PolarNet: 3D Point Clouds for Language-Guided Robotic Manipulation
Shizhe Chen, Ricardo Garcia, Cordelia Schmid, Ivan Laptev
TL;DR
The paper addresses language-guided robotic manipulation by leveraging 3D point clouds, overcoming the limitations of 2D image-based approaches. It introduces PolarNet, which uses a PointNext-based point cloud encoder, a CLIP language encoder, and a multimodal transformer to fuse modalities and predict 7-DoF actions via a heatmap-based position regression with per-point offsets, plus rotation and gripper state. Comprehensive RLBench experiments across single-task and multi-task settings show state-of-the-art performance and data efficiency, with additional real-robot demonstrations indicating practical applicability. Ablation studies highlight the importance of color, multi-view fusion, and careful point removal, and PolarNet demonstrates favorable training efficiency compared to voxel-based 3D methods.
Abstract
The ability for robots to comprehend and execute manipulation tasks based on natural language instructions is a long-term goal in robotics.
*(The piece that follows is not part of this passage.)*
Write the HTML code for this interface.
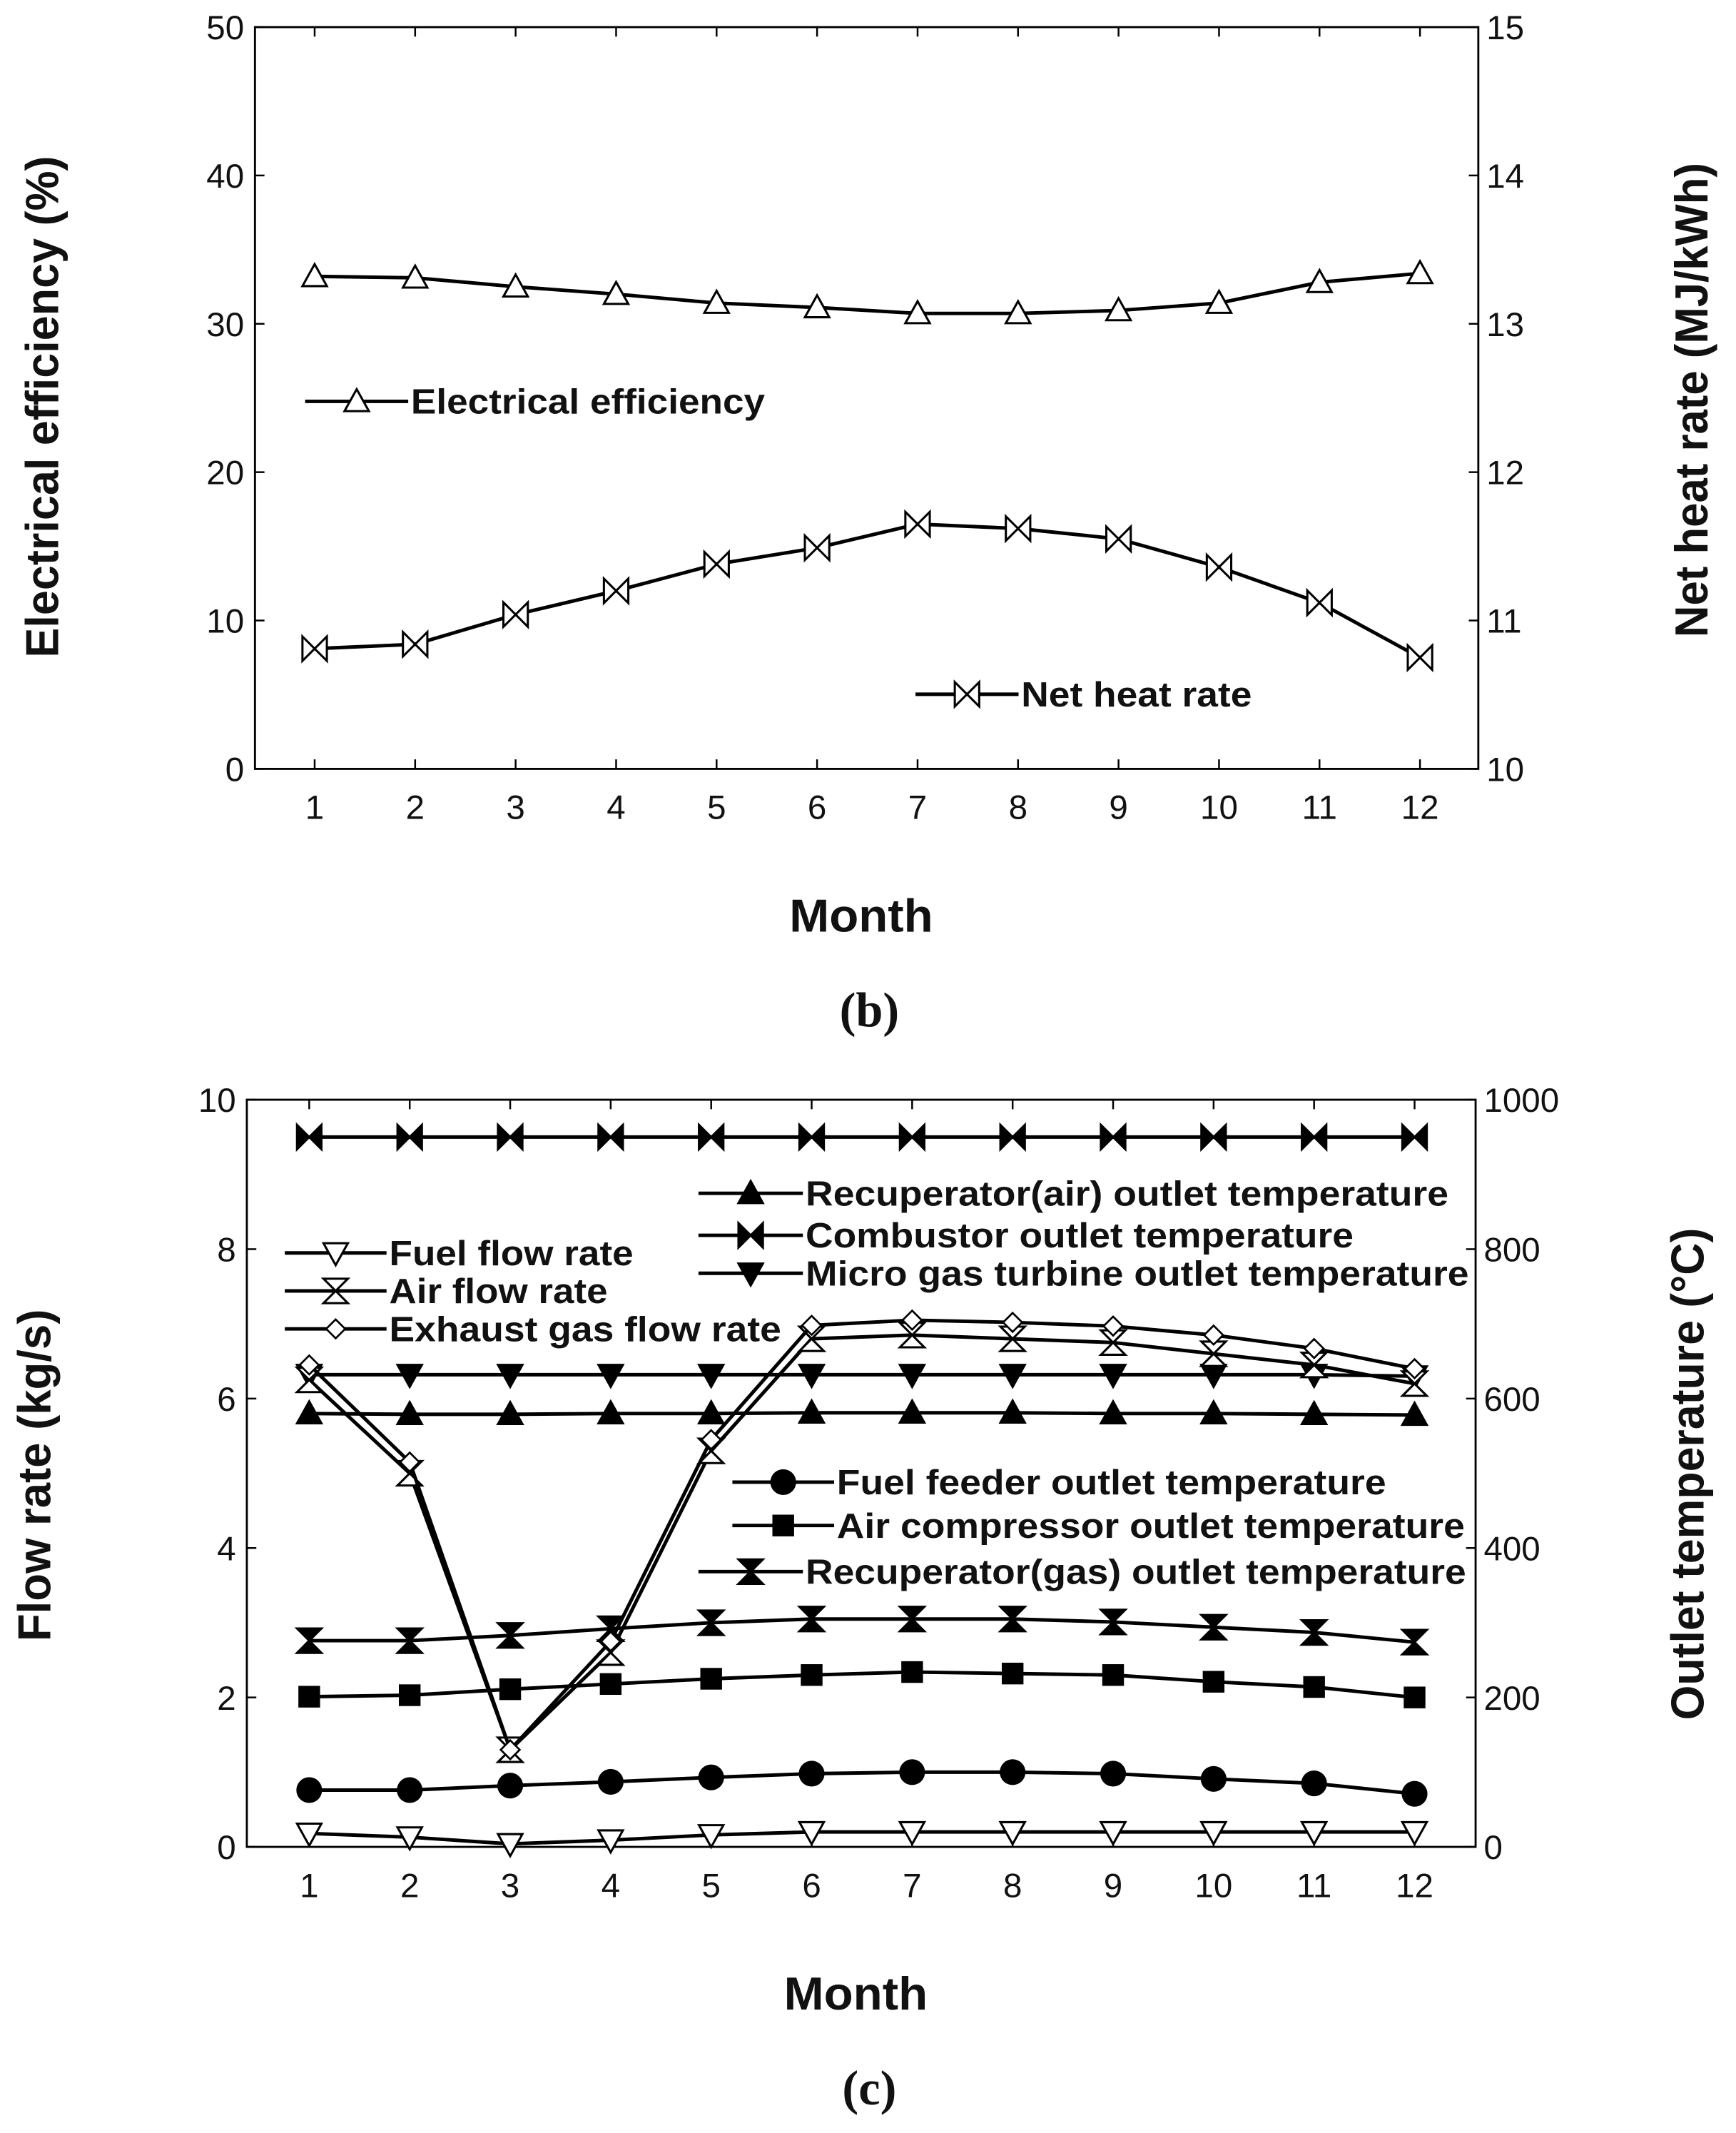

The dominant approaches for language-guided manipulation use 2D image representations, which face difficulties in combining multi-view cameras and inferring precise 3D positions and relationships. To address these limitations, we propose a 3D point cloud based policy called PolarNet for language-guided manipulation. It leverages carefully designed point cloud inputs, efficient point cloud encoders, and multimodal transformers to learn 3D point cloud representations and integrate them with language instructions for action prediction. PolarNet is shown to be effective and data efficient in a variety of experiments conducted on the RLBench benchmark. It outperforms state-of-the-art 2D and 3D approaches in both single-task and multi-task learning. It also achieves promising results on a real robot.